First, what will happen to the detainees who cannot be returned to their home countries?
There are about 65 to 85 detainees now held at Guantánamo who have been “cleared for release.” That is, they have been found not to have committed crimes and not to pose a threat of future danger. Military officials now concede that many of these men were simply in the wrong place at the wrong time. As a first priority, the Obama administration should work with allies to get these men – some of whom have been incarcerated for nearly seven years – out of jail and resettled, and accept some of these detainees into the United States.
Second, what will happen to the detainees who cannot be charged with crimes but have been viewed as “too dangerous to release”?
No doubt there are dangerous men at Guantánamo. Yet only 21 have been charged with crimes. The Pentagon is holding the rest – about 70 to 80 detainees – in preventive detention, which means a special court may have to consider whether they should be held. But a preventive detention court is fundamentally incompatible with our criminal justice system, which adjudicates the culpability of past acts rather than predictions of future dangerousness. These men should be put on trial in our criminal courts.
Right now, Obama has asked for a 120-day suspension of all military commission trials. This is an important first step. He should end these military commissions, which fail to provide the basic rights of our civilian or traditional military justice system.
It is also vital that steps are taken to assure that evidence has not been obtained by torture, and that the defendants have the right to confront evidence against them and to have access to exculpatory evidence that the criminal justice system provides.
The statutes for conspiracy and material assistance to terrorism are quite broad. In the improbable event that these detainees are found not guilty and released, the United States has significant surveillance capacity worldwide to ascertain with a reasonable degree of certainty whether they are planning terrorist acts.
Third, will the government seek the death penalty?
The Bush administration sought the death penalty against Khalid Sheikh Muhammad and four other high-level al Qaeda figures. These detainees have said they want to be found guilty and want to be executed. In other words, they seek martyrdom. The Obama administration should not give them that satisfaction and hand al Qaeda a propaganda victory. If they are convicted, let them get old and die in prison, like criminals here at home.
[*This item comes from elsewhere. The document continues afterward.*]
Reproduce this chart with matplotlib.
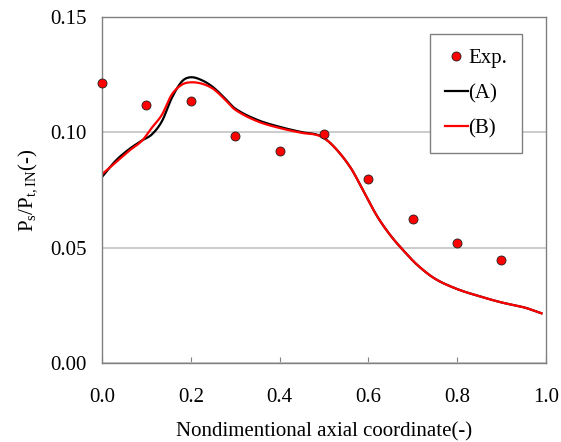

Fourth, will the system change or only the addresses?
Most high value detainees have been held in Afghanistan or in secret CIA prisons that lack even the minimal transparency and process of Guantánamo. The Obama administration must make clear that, once out of an active war zone, prisoners under U.S. control will be given appropriate process and held at sites where the conditions of captivity are humane and transparent. Obama’s executive order barring coercive interrogation and forbidding “black site” prisons marks a sea change from the Bush legacy of secrecy and abuse. But it is important that detainees are not brought en masse to Afghanistan or other places where the government will argue that detainees lack fundamental rights because they are in a war zone or outside U.S. sovereignty.
What is critical is not only the end of Guantánamo, the place and the symbol, but also Guantánamo as a parallel legal world that is anathema to American values and the rule of law. Many of the 245 men who remain are now marking their seventh year in captivity. The closure should be done carefully but quickly.
It will be a great day when the gates at Guantánamo slam shut for the final time.